No current museum invites
the public to become better at learning, better at remembering, better at
understanding and better at teaching, policymaking,
parenting, and working together. Nevertheless,
such a museum IS possible!
It will be a grand, world-class museum with highly interactive
exhibits and activities that will educate and fascinate
participants of all ages.
The Book
Greta Nagel is writing a book
with the working title, When
Will We Ever Learn?: The Story of the Great New Museum
of
Teaching and Learning. It is a book intended
for the general public that uses detailed descriptions
of interactive
exhibits in a huge, wonderful museum as a way to help
readers understand many education-related concepts.
Timeline
Here
is a proposed timeline for the dream to come true:
- Book manuscript will
be ready for publication by June 2008.
- Board selection and
funding crusade by June 2008.
- The design process
will be in full swing by September 2008.
- Final plans revealed
June 2009.
- Celebrate the Ground
Breaking in 2010!
Features
- Entry tickets will be special “hall
passes” that use bar code technology to gain
access to activities and keep personalized records
of the day’s pursuits for each participant.
- Visitors’ orientation
to the Museum will occur in specially equipped yellow
buses that greet visitors in the grand entry hall.

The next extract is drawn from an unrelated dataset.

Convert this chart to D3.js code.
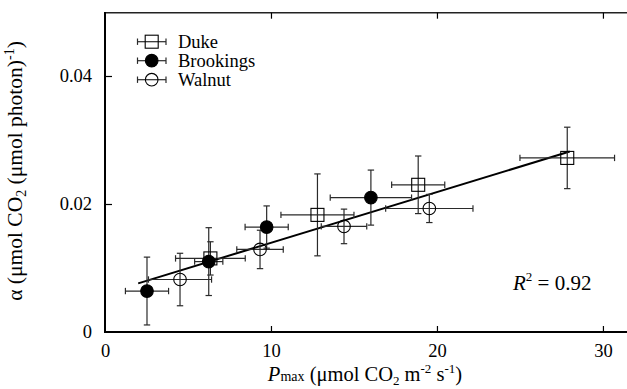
<!DOCTYPE html>
<html><head><meta charset="utf-8">
<script src="https://cdn.jsdelivr.net/npm/d3@7"></script>
<style>
html,body{margin:0;padding:0;background:#fff;}
</style></head>
<body><svg id="c" width="627" height="389"></svg>
<script>
// ---- data ----
const series = ["Duke", "Brookings", "Walnut"];
const dukeX    = [6.35, 12.8, 18.87, 27.85];
const dukeXerr = [2.1, 2.2, 1.6, 2.85];
const dukeY    = [0.0115, 0.0183, 0.0230, 0.0272];
const dukeYerr = [0.0026, 0.0064, 0.0045, 0.0048];
const brookX    = [2.53, 6.25, 9.74, 16.02];
const brookXerr = [1.3, 0.85, 1.3, 2.45];
const brookY    = [0.0064, 0.0110, 0.0164, 0.0210];
const brookYerr = [0.0053, 0.0053, 0.0033, 0.0043];
const walnutX    = [4.52, 9.34, 14.4, 19.54];
const walnutXerr = [1.9, 1.4, 1.37, 2.63];
const walnutY    = [0.0082, 0.0129, 0.0165, 0.0193];
const walnutYerr = [0.0041, 0.0030, 0.0027, 0.0022];
const fitX = [2.0, 28.0];
const fitY = [0.0076, 0.0282];
const xTicks = [0, 10, 20, 30];
const yTicks = [0, 0.02, 0.04];
const yTickLabels = ["0", "0.02", "0.04"];
const r2Text = "0.92";

const FONT = '"Liberation Serif", "Times New Roman", Times, serif';
const svg = d3.select("#c");
const L = 105, R = 627, T = 12.7, B = 332;
const x = d3.scaleLinear().domain([0, 31.45]).range([L, R]);
const y = d3.scaleLinear().domain([0, 0.05]).range([B, 12]);

// frame
svg.append("line").attr("x1", L).attr("x2", R).attr("y1", T).attr("y2", T).attr("stroke", "#222").attr("stroke-width", 1.5);
svg.append("line").attr("x1", L).attr("x2", L).attr("y1", T - 0.7).attr("y2", B + 1).attr("stroke", "#000").attr("stroke-width", 2);
svg.append("line").attr("x1", L - 1).attr("x2", R).attr("y1", B).attr("y2", B).attr("stroke", "#000").attr("stroke-width", 2);

// axes
const xa = svg.append("g").attr("transform", `translate(0,${B})`)
  .call(d3.axisBottom(x).tickValues(xTicks).tickSizeInner(-6).tickSizeOuter(0).tickPadding(12).tickFormat(d3.format("d")));
xa.attr("font-family", FONT).attr("font-size", 18.5);
xa.select(".domain").remove();
xa.selectAll("line").attr("stroke", "#000").attr("stroke-width", 1.2);
xa.selectAll("text").attr("fill", "#000");
xa.selectAll(".tick").filter(d => d === 0).select("line").remove();

const xt = svg.append("g").attr("transform", `translate(0,${T})`)
  .call(d3.axisTop(x).tickValues(xTicks.filter(d => d > 0)).tickSizeInner(-6).tickSizeOuter(0).tickFormat(""));
xt.select(".domain").remove();
xt.selectAll("line").attr("stroke", "#000").attr("stroke-width", 1.2);

const ya = svg.append("g").attr("transform", `translate(${L},0)`)
  .call(d3.axisLeft(y).tickValues(yTicks).tickSizeInner(-7).tickSizeOuter(0).tickPadding(13)
    .tickFormat((d, i) => yTickLabels[i]));
ya.attr("font-family", FONT).attr("font-size", 18.5);
ya.select(".domain").remove();
ya.selectAll("line").attr("stroke", "#000").attr("stroke-width", 1.2);
ya.selectAll("text").attr("fill", "#000");
ya.selectAll(".tick").filter(d => d === 0).select("line").remove();

// regression line
svg.append("path")
  .datum(fitX.map((d, i) => [d, fitY[i]]))
  .attr("d", d3.line().x(d => x(d[0])).y(d => y(d[1])))
  .attr("stroke", "#000").attr("stroke-width", 2).attr("fill", "none");

// data
function pack(xs, xe, ys, ye) { return xs.map((d, i) => ({x: d, xe: xe[i], y: ys[i], ye: ye[i]})); }
const groups = [
  {name: "Duke", shape: "square", fill: "#fff", pts: pack(dukeX, dukeXerr, dukeY, dukeYerr)},
  {name: "Brookings", shape: "circle", fill: "#000", pts: pack(brookX, brookXerr, brookY, brookYerr)},
  {name: "Walnut", shape: "circle", fill: "#fff", pts: pack(walnutX, walnutXerr, walnutY, walnutYerr)}
];
const cap = 3.2, rad = 6.3, half = 6.5;
const ebColor = "#2a2a2a";

function drawErr(g, cx, cy, x0, x1, y0, y1) {
  const ln = (a, b, c, d) => g.append("line").attr("x1", a).attr("y1", b).attr("x2", c).attr("y2", d).attr("stroke", ebColor).attr("stroke-width", 1.2);
  ln(x0, cy, x1, cy); ln(x0, cy - cap, x0, cy + cap); ln(x1, cy - cap, x1, cy + cap);
  if (y0 !== null) { ln(cx, y0, cx, y1); ln(cx - cap, y0, cx + cap, y0); ln(cx - cap, y1, cx + cap, y1); }
}
function drawMarker(g, shape, fill, cx, cy) {
  if (shape === "square") {
    g.append("rect").attr("x", cx - half).attr("y", cy - half).attr("width", 2 * half).attr("height", 2 * half)
      .attr("fill", "none").attr("stroke", "#000").attr("stroke-width", 1.1);
  } else {
    g.append("circle").attr("cx", cx).attr("cy", cy).attr("r", rad)
      .attr("fill", fill === "#000" ? "#000" : "none").attr("stroke", "#000").attr("stroke-width", 1.1);
  }
}
const dg = svg.append("g");
groups.forEach(gr => {
  gr.pts.forEach(p => {
    drawErr(dg, x(p.x), y(p.y), x(p.x - p.xe), x(p.x + p.xe), y(p.y + p.ye), y(p.y - p.ye));
  });
});
groups.forEach(gr => {
  gr.pts.forEach(p => drawMarker(dg, gr.shape, gr.fill, x(p.x), y(p.y)));
});

// legend
const lg = svg.append("g");
series.forEach((s, i) => {
  const gr = groups[i];
  const cy = 41.7 + i * 19;
  drawErr(lg, 151.7, cy, 137.5, 166, null, null);
  drawMarker(lg, gr.shape, gr.fill, 151.7, cy);
  lg.append("text").attr("x", 178).attr("y", cy + 5.8).attr("font-size", 18.5).attr("font-family", FONT).text(s);
});

// R^2
const rt = svg.append("text").attr("x", 513).attr("y", 290).attr("font-size", 21).attr("font-family", FONT);
rt.append("tspan").attr("font-style", "italic").text("R");
rt.append("tspan").attr("font-size", 13).attr("dy", -9).text("2");
rt.append("tspan").attr("dy", 9).text(" = " + r2Text);

// x label
const xl = svg.append("text").attr("x", 365).attr("y", 381).attr("text-anchor", "middle").attr("font-size", 20.5).attr("font-family", FONT);
xl.append("tspan").attr("font-style", "italic").text("P");
xl.append("tspan").attr("font-size", 14).text("max");
xl.append("tspan").text(" (μmol CO");
xl.append("tspan").attr("font-size", 13).attr("dy", 4).text("2");
xl.append("tspan").attr("dy", -4).text(" m");
xl.append("tspan").attr("font-size", 13).attr("dy", -8).text("-2");
xl.append("tspan").attr("dy", 8).text(" s");
xl.append("tspan").attr("font-size", 13).attr("dy", -8).text("-1");
xl.append("tspan").attr("dy", 8).text(")");

// y label
const yl = svg.append("text").attr("transform", "translate(22,171) rotate(-90)").attr("text-anchor", "middle").attr("font-size", 21.5).attr("font-family", FONT);
yl.append("tspan").text("α (μmol CO");
yl.append("tspan").attr("font-size", 14).attr("dy", 4).text("2");
yl.append("tspan").attr("dy", -4).text(" (μmol photon)");
yl.append("tspan").attr("font-size", 14).attr("dy", -8).text("-1");
yl.append("tspan").attr("dy", 8).text(")");
</script></body></html>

Folks will bounce along in a simulated ride to school
and watch personalized induction films on their individual
screens in the seatbacks.
- Next,
you can visit the Hall About YOU with booths to interact
with multimedia activities and identify your own learning
styles. Additionally, visitors
will create personal profiles of their multiple
intelligences, assisted by feedback from taking an
electronic survey.
- In the great Rotunda of the
Brain, museum goers will learn how the brain works
and what happens when it doesn’t
seem to work. They will walk through an amazing two-story
Talking Brain, watch videos that explain the functions
of various parts of the brain, and examine colorful
photos from PET (positron emission topography) scans
that portray,
for example, the interesting differences between
the brains of boys and the brains of girls when they
read.
They will find out why dolphins and pigs are said
to be so smart, interact with a calculating genius as
he
solves intricate math problems, and acquire insights
in order to learn and remember more of what they
learn.
- Participants will also have
walk-in opportunities to visit different types of schools,
including attending
class in an authentic one-room schoolhouse complete with
an experienced teacher. They will also view, and try
out, the latest technology in the Classroom of the Future
and use the wonderful inventions that allow students
with disabilities to write, hear, see, and engage in
a wide variety of educational activities.
- Special events
and exhibits will change monthly, and significant movies
about topics related to education will attract a variety
of audiences. In addition, each month one very special
week will feature the “Class Behind the Glass” in
a special fishbowl classroom. Teachers selected for their
outstanding capabilities will have the honor of bringing
their students to have a “typical” week at
school in order for their teacher to demonstrate the
realities of excellent classroom instruction.
The Team
The idea and impetus for the MOTAL is due to the vision
and effort of Greta K. Nagel, Ph.D. Dr. Nagel is the
author of the Tao of Teaching, and a professor at Cal
State University Long Beach Department of Teacher Education.
Her career in the classroom spans nearly three decades.
Joining Dr. Nagel is a grassroots
assemblage of teachers, parents, colleagues and friends
who are committed
and excited about her vision for the world's first
museum dedicated to teaching and learning.